Dix ans de déconfiture

Dix ans de Safran / Rolls-Royce / MTU Aero Engines / FTSE 100

Car au-delà des activités militaires, Rolls-Royce est avant tout considéré comme un fournisseur de réacteurs pour l'aviation civile. Le groupe est un acteur important sur ce marché. Mais à la différence d'un Safran, sa gestion a laissé à désirer et l'entreprise est perçue depuis longtemps comme une grosse consommatrice de liquidités. Sur la dernière décennie, elle a subi plusieurs déconvenues.

  • D'abord, des performances financières inférieures aux autres acteurs du secteur, qui l'ont conduite à un triste record de 5 avertissements sur résultats en moins de deux ans entre 2014 et 2016.
  • Ensuite, des déboires matériels sur la génération de moteurs Trent 1000.
  • Mais aussi sa surexposition aux gros porteurs, alors que les carnets de commandes des avionneurs se remplissaient de monocouloirs. L'âge d'or des quadrimoteurs est révolue. Les réacteurs Trent équipant les A380 et les A340 ou le RB211 des B747 sont en perte de vitesse avec la fin de production de ces appareils. Rolls-Royce est en revanche bien positionné sur les A330neo, les A350 ou les B787 et sur plusieurs programmes militaires.
  • Enfin, un bilan fragilisé par deux années de consommation massive de trésorerie, impact de la pandémie sur le secteur aérien commercial oblige.
Un compte de résultats qui a du mal à convaincre
Un compte de résultats qui a du mal à convaincre, après le creux de la vague (Source Zonebourse avec S&P Capital IQ)

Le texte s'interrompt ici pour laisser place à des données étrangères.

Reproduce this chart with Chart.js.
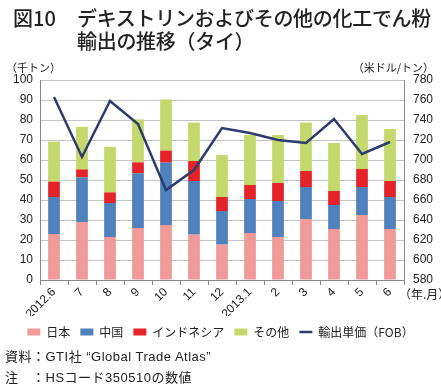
<!DOCTYPE html>
<html>
<head>
<meta charset="utf-8">
<script src="https://cdn.jsdelivr.net/npm/chart.js@4"></script>
<style>
  body { margin: 0; background: #fff; }
  #wrap { position: relative; width: 441px; height: 390px; font-family: "Noto Sans CJK JP", sans-serif; color: #222; }
  #grafica { position: absolute; left: 0; top: 0; }
  .txt { position: absolute; white-space: nowrap; }
  .pie { font-family: "Liberation Sans", "Noto Sans CJK JP", sans-serif; font-size: 13px; letter-spacing: 0.5px; }
</style>
</head>
<body>
<div id="wrap">
  <canvas id="grafica" width="441" height="390"></canvas>
  <div class="txt" style="left:13px;top:6px;font-size:20px;line-height:23px;font-weight:500;">図10</div>
  <div class="txt" style="left:77px;top:6px;font-size:20px;line-height:23px;font-weight:500;letter-spacing:-0.3px;">デキストリンおよびその他の化工でん粉<br>輸出の推移（タイ）</div>
  <div class="txt" style="left:6px;top:59px;font-size:11px;">（千トン）</div>
  <div class="txt" style="right:7px;top:59px;font-size:11px;">（米ドル/トン）</div>
  <div class="txt" style="left:399px;top:285px;font-size:12px;">（年.月）</div>
  <div class="txt pie" style="left:5px;top:346px;">資料：GTI社 “Global Trade Atlas”</div>
  <div class="txt pie" style="left:5px;top:367px;">注　：HSコード350510の数値</div>
</div>
<script>
// Datos (miles de toneladas y USD/t)
const meses = ['2012.6', '7', '8', '9', '10', '11', '12', '2013.1', '2', '3', '4', '5', '6'];
const japon = [23, 29, 21.5, 26, 27.5, 22.7, 17.7, 23.5, 21.5, 30.5, 25.5, 32.5, 25.5];
const china = [18.5, 22.3, 17, 27.3, 31.2, 26.8, 16.8, 17, 18, 16, 12, 14, 16];
const indonesia = [7.7, 4, 5.3, 5.5, 6, 10, 7, 7, 9, 8, 7, 9, 8];
const otros = [20, 21.3, 22.8, 21.5, 25.6, 19.2, 21, 25, 24, 24.2, 24, 27, 26];
const precio = [763, 703, 759, 736, 670, 690, 732, 727, 720, 717, 741, 706, 718];

const etiquetas = ['日本', '中国', 'インドネシア', 'その他', '輸出単価（FOB）'];
const colores = ['#F09A99', '#4F81BD', '#E5242A', '#C4D86E', '#2D3C6C'];

const fuente = '"Liberation Sans", "Noto Sans CJK JP", sans-serif';
const grafica = document.getElementById('grafica');

function barra(i, datos) {
    return {
        type: 'bar',
        label: etiquetas[i],
        data: datos,
        backgroundColor: colores[i],
        borderWidth: 0,
        stack: 'total',
        yAxisID: 'y',
        order: 1,
        barPercentage: 0.42,
        categoryPercentage: 1
    };
}

const data = {
    labels: meses,
    datasets: [
        {
            type: 'line',
            label: etiquetas[4],
            data: precio,
            borderColor: colores[4],
            backgroundColor: colores[4],
            borderWidth: 2.5,
            pointRadius: 0,
            tension: 0,
            yAxisID: 'y2',
            order: 0
        },
        barra(0, japon),
        barra(1, china),
        barra(2, indonesia),
        barra(3, otros)
    ]
};

const config = {
    data: data,
    options: {
        responsive: false,
        animation: false,
        layout: { padding: { top: 80, left: 0, right: 0, bottom: 42 } },
        plugins: {
            tooltip: { enabled: false },
            legend: {
                position: 'bottom',
                labels: {
                    usePointStyle: true,
                    pointStyleWidth: 13,
                    boxHeight: 7,
                    padding: 10,
                    color: '#222',
                    font: { family: '"Noto Sans CJK JP", sans-serif', size: 12 },
                    generateLabels: function (chart) {
                        const items = Chart.defaults.plugins.legend.labels.generateLabels(chart);
                        items.forEach(function (item) {
                            if (item.datasetIndex === 0) {
                                item.pointStyle = 'line';
                                item.lineWidth = 2.5;
                            } else {
                                item.pointStyle = 'rect';
                                item.lineWidth = 0;
                            }
                        });
                        // el orden de la leyenda: barras primero, linea al final
                        return items.slice(1).concat(items.slice(0, 1));
                    }
                }
            }
        },
        scales: {
            x: {
                stacked: true,
                offset: true,
                border: { display: true, color: '#888' },
                grid: { display: true, drawOnChartArea: false, drawTicks: true, tickLength: 5, color: '#888' },
                ticks: {
                    minRotation: 45,
                    maxRotation: 45,
                    padding: 0,
                    color: '#222',
                    font: { family: fuente, size: 12 }
                },
                afterFit: function (scale) { scale.height = 36; }
            },
            y: {
                position: 'left',
                stacked: true,
                min: 0,
                max: 100,
                border: { display: true, color: '#888' },
                grid: { color: '#C4C4C4', drawTicks: false },
                ticks: { stepSize: 10, padding: 7, color: '#222', font: { family: fuente, size: 12 } },
                afterFit: function (scale) { scale.width = 40; }
            },
            y2: {
                position: 'right',
                min: 580,
                max: 780,
                border: { display: true, color: '#888' },
                grid: { drawOnChartArea: false, drawTicks: false },
                ticks: { stepSize: 20, padding: 9, color: '#222', font: { family: fuente, size: 12 } },
                afterFit: function (scale) { scale.width = 37; }
            }
        }
    }
};

new Chart(grafica, config);
</script>
</body>
</html>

Golden Share et restructuration

La restructuration lancée par le management avant l'épisode pandémique a été renforcée par les bouleversements connus par le secteur depuis. D'ambitieux objectifs de réduction des coûts ont été avancés et des cessions ont été réalisées, comme celle d'ITP Aero à Bain Capital. Mais il faudra du temps pour restaurer le lien de confiance avec les investisseurs, échaudés par dix ans de déconvenues. Oh, une dernière chose : si le gouvernement de Sa Majesté n'apparaît pas au capital, il dispose toujours d'une "Golden Share". C'est une action qui lui confère un privilège léonin, en particulier un droit de veto "sur les prises de contrôle inopportunes", pour reprendre le vocabulaire des parlementaires britanniques. Une pilule empoisonnée qui limite grandement les possibilités de voir Rolls-Royce être rachetée, hormis par un compatriote... ce qui n'a pas empêché le dossier d'enregistrer quelques épisodes spéculatifs encore récemment. Il est vrai qu'en cas d'embellie interne (la réorganisation) et externe (le marché aéronautique), il a quelques arguments à faire valoir.